Employment- The State Of Having A Paid Work

Ameena Abdul Razak
Jun 08, 2019   •  32 views

Millions of young Indians are finding it very difficult to get decent enough jobs. Economists and policymakers quibble about the number of jobs created, the quantum of jobs lost and argue about whether or not more Indians are currently self-employed than before. Narendra Modi the prime minister himself has been claiming that the government's track record in job creation over the past 4 years has not been all that bad, there is growing evidence to the contrary. There is considerable data that go beyond anecdotal observation which clearly indicate that instead of creating new employment opportunities, there have been job losses. Tens of thousands of jobs have been lost in the very sectors and industry segments that had been, until recently the biggest creator of jobs.
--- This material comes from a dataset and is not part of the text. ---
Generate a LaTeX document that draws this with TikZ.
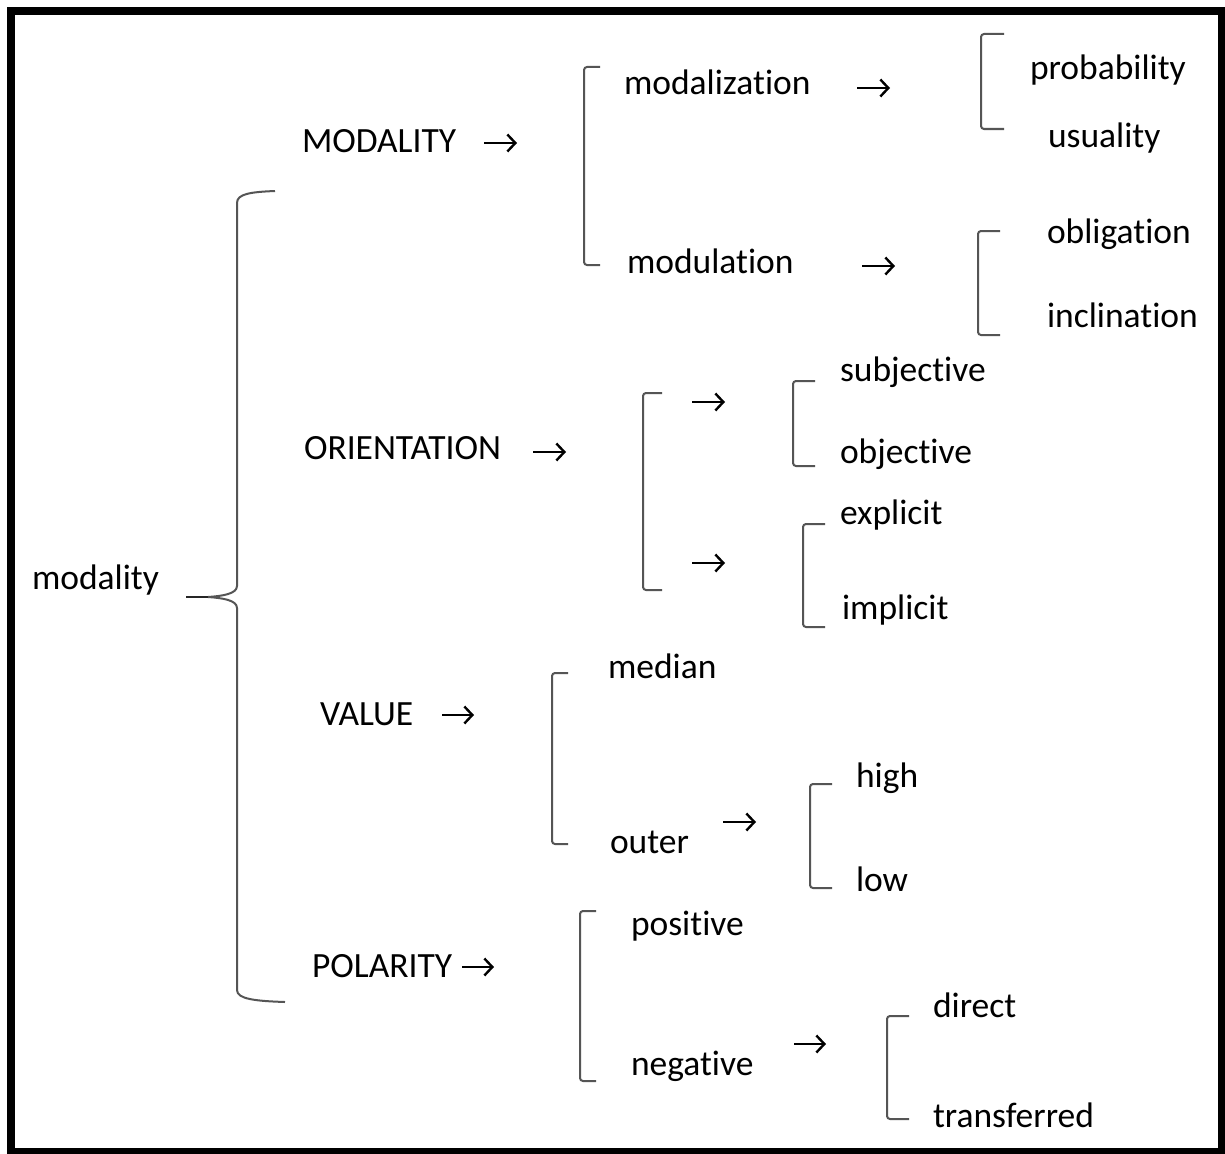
\documentclass[tikz,border=0pt]{standalone}
\usepackage{fontspec}
\setmainfont{Carlito}[Ligatures=NoCommon]
\usetikzlibrary{arrows.meta}
\definecolor{bracketgray}{HTML}{555555}
\tikzset{
  lbl/.style={anchor=base west, inner sep=0pt, outer sep=0pt, text=black,
              font=\fontsize{35.5}{40}\selectfont},
  bracket/.style={draw=bracketgray, line width=2pt, rounded corners=3pt},
  brace/.style={draw=bracketgray, line width=2pt},
  stub/.style={draw=black!85, line width=2.6pt},
  arr/.style={draw=black, line width=2.4pt,
              -{Straight Barb[length=8pt,width=17pt,line width=2.4pt]}},
  frame/.style={draw=black, line width=8pt}
}
\begin{document}
\begin{tikzpicture}[x=1pt,y=-1pt]
\useasboundingbox (0,0) rectangle (1225,1153);
\fill[white] (0,0) rectangle (1225,1153);
\draw[frame] (11,11) rectangle (1222,1152);

% root and the large curly brace
\node[lbl] (root) at (32,589) {modality};
\coordinate (cusp) at (208,597);
\coordinate (stubend) at (186,597);
\draw[brace] (275,191) .. controls (250,192) and (237,194) .. (237,203)
  -- (237,586) .. controls (237,594) and (222,596) .. (cusp);
\draw[brace] (cusp) .. controls (222,598) and (237,600) .. (237,608)
  -- (237,990) .. controls (237,999) and (255,1001) .. (285,1002);
\draw[stub] (cusp) -- (stubend);

% first level
\node[lbl] (modality) at (302,152) {MODALITY};
\node[lbl] (orientation) at (304,459) {ORIENTATION};
\node[lbl] (value) at (320,725) {VALUE};
\node[lbl] (polarity) at (312,977) {POLARITY};

\coordinate (m1s) at (484,143); \coordinate (m1e) at (517,143);
\coordinate (o1s) at (533,452); \coordinate (o1e) at (566,452);
\coordinate (v1s) at (442,715); \coordinate (v1e) at (474,715);
\coordinate (p1s) at (462,967); \coordinate (p1e) at (494,967);
\draw[arr] (m1s) -- (m1e);
\draw[arr] (o1s) -- (o1e);
\draw[arr] (v1s) -- (v1e);
\draw[arr] (p1s) -- (p1e);

% MODALITY branch
\draw[bracket] (600,67) -- (584,67) -- (584,265) -- (600,265);
\node[lbl] (modalization) at (624,95) {modalization};
\node[lbl] (modulation) at (627,273) {modulation};
\coordinate (mz1) at (857,88); \coordinate (mz2) at (890,88);
\coordinate (mu1) at (862,266); \coordinate (mu2) at (895,266);
\draw[arr] (mz1) -- (mz2);
\draw[arr] (mu1) -- (mu2);

\draw[bracket] (1004,34) -- (981,34) -- (981,129) -- (1004,129);
\node[lbl] (probability) at (1030,80) {probability};
\node[lbl] (usuality) at (1048,147) {usuality};

\draw[bracket] (1000,231) -- (978,231) -- (978,335) -- (1000,335);
\node[lbl] (obligation) at (1047,243) {obligation};
\node[lbl] (inclination) at (1047,327) {inclination};

% ORIENTATION branch
\draw[bracket] (662,393) -- (643,393) -- (643,590) -- (662,590);
\coordinate (or1) at (692,402); \coordinate (or2) at (725,402);
\coordinate (or3) at (692,563); \coordinate (or4) at (725,563);
\draw[arr] (or1) -- (or2);
\draw[arr] (or3) -- (or4);

\draw[bracket] (815,381) -- (793,381) -- (793,466) -- (815,466);
\node[lbl] (subjective) at (840,381) {subjective};
\node[lbl] (objective) at (840,463) {objective};

\draw[bracket] (825,524) -- (803,524) -- (803,627) -- (825,627);
\node[lbl] (explicit) at (840,524) {explicit};
\node[lbl] (implicit) at (842,619) {implicit};

% VALUE branch
\draw[bracket] (568,673) -- (552,673) -- (552,844) -- (568,844);
\node[lbl] (median) at (608,678) {median};
\node[lbl] (outer) at (610,853) {outer};
\coordinate (ou1) at (723,822); \coordinate (ou2) at (756,822);
\draw[arr] (ou1) -- (ou2);

\draw[bracket] (832,784) -- (810,784) -- (810,888) -- (832,888);
\node[lbl] (high) at (856,787) {high};
\node[lbl] (low) at (856,891) {low};

% POLARITY branch
\draw[bracket] (596,911) -- (580,911) -- (580,1081) -- (596,1081);
\node[lbl] (positive) at (631,935) {positive};
\node[lbl] (negative) at (631,1075) {negative};
\coordinate (ng1) at (794,1044); \coordinate (ng2) at (826,1044);
\draw[arr] (ng1) -- (ng2);

\draw[bracket] (909,1016) -- (887,1016) -- (887,1119) -- (909,1119);
\node[lbl] (direct) at (933,1017) {direct};
\node[lbl] (transferred) at (933,1127) {transferred};
\end{tikzpicture}
\end{document}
If there is one important reason why many Indians are dissatisfied with the performances of Modi government, it is its inability to create an economic environment that is conducive for accelerated creation of jobs, especially that are formal regular, stable and decent. Various calculations have been made but one set of figures indicates that while roughly 130 million Indians leave the job market each year due to death for old age, around 250 million Indians turn 15 the same year. In other words around 120 million young citizens of the country start looking for jobs each year or 10 million a month. This so-called demographic 'dividend' is being dissipated and wasted. The contentions made by the Prime Minister and the BJP President have been controverted by the government's own bodies as well as by Independent research organizations. Data from the Annual Survey of Industries (ASI) and from corporate feelings collected by the Centre for Monitoring Indian Economy (CMIE) show a similar trend of lower pace job creation in the organized sector. India's employment rate or workforce participation rate fell to a historic low of 40% in 2018, according to the CMIE against 43% two years earlier implying that 14.3 million individuals who had earlier been working are now without a job.
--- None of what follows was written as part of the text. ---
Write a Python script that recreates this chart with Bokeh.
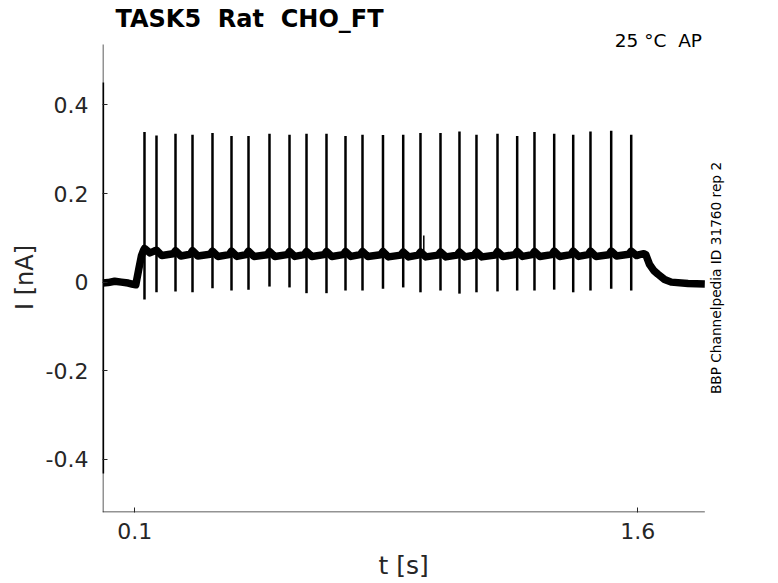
import math
from bokeh.plotting import figure
from bokeh.models import Label, FixedTicker, Range1d, LinearAxis
from bokeh.embed import file_html
from bokeh.resources import INLINE

# ---------------- data ----------------
spike_t = [0.1289, 0.1647, 0.2214, 0.2721, 0.3317, 0.3884, 0.4391, 0.5017, 0.5614,
           0.6121, 0.6717, 0.7284, 0.7791, 0.8402, 0.9005, 0.9520, 1.0117, 1.0683,
           1.1190, 1.1817, 1.2404, 1.2920, 1.3508, 1.4075, 1.4590, 1.5208, 1.5805]
spike_peak = [0.339, 0.331, 0.335, 0.333, 0.337, 0.330, 0.330, 0.335, 0.333, 0.335,
              0.335, 0.330, 0.333, 0.332, 0.333, 0.337, 0.337, 0.340, 0.333, 0.335,
              0.330, 0.339, 0.335, 0.333, 0.340, 0.342, 0.333]
spike_trough = [-0.039, -0.023, -0.021, -0.023, -0.014, -0.019, -0.017, -0.010, -0.012,
                -0.025, -0.025, -0.019, -0.019, -0.015, -0.012, -0.023, -0.019, -0.026,
                -0.023, -0.021, -0.019, -0.019, -0.017, -0.023, -0.019, -0.015, -0.019]
# baseline current at each spike and in the sag after each spike
base_at_spike = [0.076, 0.072, 0.071, 0.071, 0.070, 0.070, 0.070, 0.069, 0.069,
                 0.069, 0.069, 0.069, 0.069, 0.069, 0.068, 0.068, 0.068, 0.068,
                 0.068, 0.069, 0.069, 0.069, 0.070, 0.070, 0.070, 0.070, 0.070]
base_between = [0.066, 0.060, 0.059, 0.059, 0.058, 0.058, 0.058, 0.058, 0.058,
                0.058, 0.058, 0.058, 0.058, 0.057, 0.057, 0.057, 0.057, 0.057,
                0.057, 0.058, 0.058, 0.058, 0.058, 0.058, 0.058, 0.059, 0.060]
# holding segment before the step, and the rise
pre_t = [0.0050, 0.020, 0.040, 0.060, 0.080, 0.095, 0.103, 0.112, 0.120, 0.126]
pre_v = [-0.002, -0.001, 0.002, 0.000, -0.002, -0.005, -0.006, 0.030, 0.060, 0.072]
# end of step and decay back to holding
post_t = [1.605, 1.618, 1.624, 1.635, 1.648, 1.660, 1.680, 1.700, 1.750, 1.800]
post_v = [0.062, 0.064, 0.062, 0.040, 0.026, 0.018, 0.006, 0.000, -0.003, -0.004]
# capacitive transient at t=0 and a small glitch
transient_t = 0.0056
transient_lo, transient_hi = -0.432, 0.451
glitch_t, glitch_v = 0.9619, 0.105

x_ticks = [0.1, 1.6]
x_tick_labels = ["0.1", "1.6"]
y_ticks = [-0.4, -0.2, 0, 0.2, 0.4]
y_tick_labels = ["-0.4", "-0.2", "0", "0.2", "0.4"]
t_end = 1.8
i_top = 0.5366

NB = "\u00a0"
title_text = "TASK5" + NB * 2 + "Rat" + NB * 2 + "CHO_FT"
cond_text = "25" + NB + "°C" + NB * 2 + "AP"
side_text = "BBP Channelpedia ID 31760 rep 2"
x_label, y_label = "t [s]", "I [nA]"

# ---------------- build baseline path ----------------
bx = list(pre_t)
by = list(pre_v)
n = len(spike_t)
for i in range(n):
    if i > 0:
        bx.append(spike_t[i] - 0.007); by.append(base_between[i - 1] + 0.004)
    bx.append(spike_t[i]); by.append(base_at_spike[i])
    bx.append(spike_t[i] + 0.016); by.append(base_between[i])
bx += post_t
by += post_v

FONT = "DejaVu Sans"
GRAY = "#262626"

X0, X1 = 0.00367, 1.9959
Y0, Y1 = -0.5203, 0.6360

p = figure(width=770, height=583, output_backend="svg", toolbar_location=None,
           x_range=Range1d(X0, X1), y_range=Range1d(Y0, Y1),
           min_border_left=102, min_border_right=0, min_border_top=0, min_border_bottom=71)
p.title.visible = False
p.outline_line_color = None
p.xgrid.visible = False
p.ygrid.visible = False
p.background_fill_color = "white"
p.border_fill_color = "white"


def style_axis(ax, size):
    ax.axis_line_color = None
    ax.major_tick_line_color = GRAY
    ax.major_tick_in = 5
    ax.major_tick_out = 0
    ax.minor_tick_line_color = None
    ax.major_label_text_font = FONT
    ax.major_label_text_font_size = size
    ax.major_label_text_color = GRAY


for ax in (p.xaxis[0], p.yaxis[0]):
    style_axis(ax, "22px")

p.xaxis.ticker = FixedTicker(ticks=x_ticks)
p.xaxis.major_label_overrides = {t: l for t, l in zip(x_ticks, x_tick_labels)}
p.xaxis.major_label_standoff = 10

p.yaxis.ticker = FixedTicker(ticks=y_ticks)
p.yaxis.major_label_overrides = {t: l for t, l in zip(y_ticks, y_tick_labels)}
p.yaxis.major_label_standoff = 14

# axis titles as single-tick outer axes, centred under/beside the data area
x_label_pos = 0.902
xl = LinearAxis(ticker=FixedTicker(ticks=[x_label_pos]),
                major_label_overrides={x_label_pos: x_label})
style_axis(xl, "25px")
xl.major_tick_line_color = None
xl.major_tick_in = 0
xl.major_label_standoff = 9
p.add_layout(xl, "below")

y_label_pos = 0.0104
yl = LinearAxis(ticker=FixedTicker(ticks=[y_label_pos]),
                major_label_overrides={y_label_pos: y_label},
                major_label_orientation="parallel")
style_axis(yl, "24px")
yl.major_tick_line_color = None
yl.major_tick_in = 0
yl.major_label_standoff = 3
p.add_layout(yl, "left")

# axis lines (box off: only left and bottom, ending at the data limits)
px_x = (X1 - X0) / 668.0
px_y = (Y1 - Y0) / 512.0
p.segment(x0=[X0 + 0.5 * px_x], y0=[Y0], x1=[X0 + 0.5 * px_x], y1=[i_top],
          line_color=GRAY, line_width=1)
p.segment(x0=[X0], y0=[Y0 + 0.5 * px_y], x1=[t_end], y1=[Y0 + 0.5 * px_y],
          line_color=GRAY, line_width=1)

# trace
p.line(bx, by, line_color="black", line_width=7.5, line_join="round")
p.segment(x0=spike_t, y0=spike_trough, x1=spike_t, y1=spike_peak,
          line_color="black", line_width=2.5)
p.segment(x0=[transient_t], y0=[transient_lo], x1=[transient_t], y1=[transient_hi],
          line_color="black", line_width=2)
p.segment(x0=[glitch_t], y0=[0.06], x1=[glitch_t], y1=[glitch_v],
          line_color="black", line_width=1.5)

# texts
p.add_layout(Label(x=0.0424, y=0.5935, text=title_text, text_font=FONT,
                   text_font_size="24px", text_font_style="bold", text_color="black",
                   text_baseline="alphabetic", text_align="left"))
p.add_layout(Label(x=1.7915, y=0.5455, text=cond_text, text_font=FONT,
                   text_font_size="18.5px", text_color="black",
                   text_baseline="alphabetic", text_align="right"))
p.add_layout(Label(x=1.8347, y=0.0093, text=side_text,
                   text_font=FONT, text_font_size="13.7px", text_color="black",
                   angle=math.pi / 2, text_align="center", text_baseline="middle"))

open("out.html", "w").write(file_html(p, INLINE))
What is worse for the government is that government data shows that instead of creating employment opportunities there have been significant job losses. In an article in the economic and political weekly, Vinoj Abraham has analyzed the data collected and collated by Labour Bureau's employment-unemployment survey (QES) to conclude that employment growth has slowed down during the period 2012 to 2016. Many economists have pointed out that slowdown in job creation not only in sectors like information technology and telecommunications but also in export-oriented, labor-intensive sectors. The agrarian crisis in many parts of India and slow down in construction activities have exacerbated employment problem. The biggest program of its kind under the Mahatma Gandhi National Rural Employment Guarantee Act has not expanded rapidly on account of various factors, including delayed payment of wages.
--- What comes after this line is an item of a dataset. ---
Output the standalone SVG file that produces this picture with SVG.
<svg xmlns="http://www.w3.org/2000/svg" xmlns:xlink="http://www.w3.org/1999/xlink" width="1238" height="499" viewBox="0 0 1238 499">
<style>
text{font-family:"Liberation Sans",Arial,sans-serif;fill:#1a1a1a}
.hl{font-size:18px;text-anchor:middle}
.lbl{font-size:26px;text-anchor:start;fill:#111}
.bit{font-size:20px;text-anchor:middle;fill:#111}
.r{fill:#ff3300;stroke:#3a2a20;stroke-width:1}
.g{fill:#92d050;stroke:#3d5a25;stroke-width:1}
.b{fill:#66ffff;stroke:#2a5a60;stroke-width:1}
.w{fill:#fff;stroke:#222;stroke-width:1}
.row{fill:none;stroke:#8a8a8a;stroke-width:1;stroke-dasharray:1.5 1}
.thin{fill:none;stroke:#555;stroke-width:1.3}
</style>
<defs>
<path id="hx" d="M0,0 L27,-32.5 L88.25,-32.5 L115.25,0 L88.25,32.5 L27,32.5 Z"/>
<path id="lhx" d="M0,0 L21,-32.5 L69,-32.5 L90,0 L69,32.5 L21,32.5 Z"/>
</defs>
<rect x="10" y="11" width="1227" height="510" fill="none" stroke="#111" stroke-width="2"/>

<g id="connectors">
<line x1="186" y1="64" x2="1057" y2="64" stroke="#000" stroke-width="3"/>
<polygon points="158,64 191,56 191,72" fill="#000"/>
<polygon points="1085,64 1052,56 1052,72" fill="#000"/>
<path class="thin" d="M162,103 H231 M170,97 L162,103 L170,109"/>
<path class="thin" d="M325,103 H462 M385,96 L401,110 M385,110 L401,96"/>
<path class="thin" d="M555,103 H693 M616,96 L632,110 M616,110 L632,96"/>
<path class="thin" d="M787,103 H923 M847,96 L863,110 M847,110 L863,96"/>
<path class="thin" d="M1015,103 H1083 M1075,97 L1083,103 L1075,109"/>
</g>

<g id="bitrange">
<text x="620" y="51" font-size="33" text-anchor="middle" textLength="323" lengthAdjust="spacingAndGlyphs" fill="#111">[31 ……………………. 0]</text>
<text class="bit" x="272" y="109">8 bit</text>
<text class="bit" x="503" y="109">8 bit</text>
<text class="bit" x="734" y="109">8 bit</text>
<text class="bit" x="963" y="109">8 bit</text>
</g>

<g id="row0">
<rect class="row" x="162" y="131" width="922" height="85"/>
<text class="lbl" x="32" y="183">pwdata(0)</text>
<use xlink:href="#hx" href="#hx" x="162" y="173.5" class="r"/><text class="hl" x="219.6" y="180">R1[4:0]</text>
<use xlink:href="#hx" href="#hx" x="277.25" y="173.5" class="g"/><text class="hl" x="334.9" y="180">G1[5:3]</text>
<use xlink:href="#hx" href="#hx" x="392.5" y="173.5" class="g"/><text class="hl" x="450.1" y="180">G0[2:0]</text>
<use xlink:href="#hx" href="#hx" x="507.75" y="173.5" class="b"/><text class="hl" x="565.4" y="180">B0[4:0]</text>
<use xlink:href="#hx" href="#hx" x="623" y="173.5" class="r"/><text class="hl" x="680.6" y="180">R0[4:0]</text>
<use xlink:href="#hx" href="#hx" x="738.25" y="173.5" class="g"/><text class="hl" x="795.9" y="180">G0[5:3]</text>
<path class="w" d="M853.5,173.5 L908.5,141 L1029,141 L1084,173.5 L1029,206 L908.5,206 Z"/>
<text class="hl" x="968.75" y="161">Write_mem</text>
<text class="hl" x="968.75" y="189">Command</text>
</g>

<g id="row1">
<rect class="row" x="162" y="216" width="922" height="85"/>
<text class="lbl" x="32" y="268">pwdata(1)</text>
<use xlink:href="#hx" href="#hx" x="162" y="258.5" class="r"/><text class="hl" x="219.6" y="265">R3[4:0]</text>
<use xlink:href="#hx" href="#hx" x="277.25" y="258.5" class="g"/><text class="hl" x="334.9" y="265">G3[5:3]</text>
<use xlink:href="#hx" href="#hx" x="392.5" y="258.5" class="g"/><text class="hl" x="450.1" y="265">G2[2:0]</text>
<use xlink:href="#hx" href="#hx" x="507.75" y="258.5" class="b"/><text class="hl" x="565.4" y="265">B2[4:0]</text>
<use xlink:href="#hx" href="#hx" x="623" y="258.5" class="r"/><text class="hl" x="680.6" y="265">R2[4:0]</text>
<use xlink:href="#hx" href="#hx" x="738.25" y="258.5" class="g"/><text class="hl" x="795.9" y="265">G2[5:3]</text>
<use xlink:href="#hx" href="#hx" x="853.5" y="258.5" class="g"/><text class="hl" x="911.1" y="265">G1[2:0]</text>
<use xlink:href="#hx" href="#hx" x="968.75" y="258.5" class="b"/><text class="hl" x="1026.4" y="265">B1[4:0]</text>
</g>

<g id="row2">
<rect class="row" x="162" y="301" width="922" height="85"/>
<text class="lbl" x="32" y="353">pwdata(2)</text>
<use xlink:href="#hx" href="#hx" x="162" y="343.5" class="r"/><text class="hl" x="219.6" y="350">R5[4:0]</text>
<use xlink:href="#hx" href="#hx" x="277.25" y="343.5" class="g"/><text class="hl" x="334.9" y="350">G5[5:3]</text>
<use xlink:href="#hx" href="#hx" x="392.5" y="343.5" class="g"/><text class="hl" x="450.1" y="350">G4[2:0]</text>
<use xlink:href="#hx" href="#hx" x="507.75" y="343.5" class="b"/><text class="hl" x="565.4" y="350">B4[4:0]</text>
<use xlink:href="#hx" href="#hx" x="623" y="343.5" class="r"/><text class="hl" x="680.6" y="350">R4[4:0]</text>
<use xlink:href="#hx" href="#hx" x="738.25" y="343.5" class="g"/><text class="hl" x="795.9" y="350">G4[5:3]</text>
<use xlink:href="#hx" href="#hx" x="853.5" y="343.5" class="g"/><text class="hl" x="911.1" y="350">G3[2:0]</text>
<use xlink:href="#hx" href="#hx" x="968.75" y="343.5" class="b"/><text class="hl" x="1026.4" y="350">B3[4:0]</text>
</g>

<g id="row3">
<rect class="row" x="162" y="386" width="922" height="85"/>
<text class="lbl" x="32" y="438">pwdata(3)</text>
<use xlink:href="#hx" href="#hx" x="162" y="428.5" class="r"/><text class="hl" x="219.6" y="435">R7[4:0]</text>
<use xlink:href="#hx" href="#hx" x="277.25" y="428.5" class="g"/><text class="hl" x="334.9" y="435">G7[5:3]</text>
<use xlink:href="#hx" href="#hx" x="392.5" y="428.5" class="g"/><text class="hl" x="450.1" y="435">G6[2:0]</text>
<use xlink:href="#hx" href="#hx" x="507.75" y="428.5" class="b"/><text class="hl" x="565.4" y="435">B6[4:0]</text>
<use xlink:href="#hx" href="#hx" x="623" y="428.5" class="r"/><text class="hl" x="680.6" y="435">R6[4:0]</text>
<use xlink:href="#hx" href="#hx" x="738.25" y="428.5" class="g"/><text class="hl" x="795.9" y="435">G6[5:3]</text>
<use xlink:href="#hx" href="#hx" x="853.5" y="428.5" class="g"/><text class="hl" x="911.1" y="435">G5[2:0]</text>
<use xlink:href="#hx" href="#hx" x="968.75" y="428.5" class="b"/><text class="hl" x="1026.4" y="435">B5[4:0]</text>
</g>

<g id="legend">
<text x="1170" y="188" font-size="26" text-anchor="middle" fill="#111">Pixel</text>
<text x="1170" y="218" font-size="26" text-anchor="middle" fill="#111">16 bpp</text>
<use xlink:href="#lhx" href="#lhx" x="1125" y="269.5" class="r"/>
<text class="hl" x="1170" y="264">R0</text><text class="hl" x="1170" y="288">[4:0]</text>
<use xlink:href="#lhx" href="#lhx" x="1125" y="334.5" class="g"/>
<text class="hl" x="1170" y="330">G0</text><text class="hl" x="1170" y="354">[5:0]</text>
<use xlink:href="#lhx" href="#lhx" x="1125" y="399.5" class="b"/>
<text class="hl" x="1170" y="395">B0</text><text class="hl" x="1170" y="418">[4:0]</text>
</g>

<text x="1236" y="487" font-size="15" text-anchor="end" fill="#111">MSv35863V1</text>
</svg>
In April 2018, an academic study titled " Towards a Payroll Reporting in India" authored by Soumya Kanti Ghosh, an economic advisor to State Bank of India group and Pulak Ghosh, a professor at Indian Institute of Management Bangalore,was released which was subsequently cited and referenced by many in the government including the Prime Minister and Finance Minister Arun Jaitley- as evidence of growth in employment. The paper outlines a new method of measuring employment numbers which were based on data that has been provided exclusively to the authors by the Employees Provident Fund Organisation (EPFO) at the initiative of Niti Aayog. According to this study, 3.11 million new payrolls had been generated between September 2017 and February 2018. At that rate, Ghosh and Ghosh estimated that around 7 million new jobs would be added to the economy in 2017-18. The government has taken great pains to propagate this figure as an indication of their success job creation. The vigor with which the Modi government has been pushing the findings of the report suggest that it was produced as more of an exercise in public relations with the benefit of the ruling party.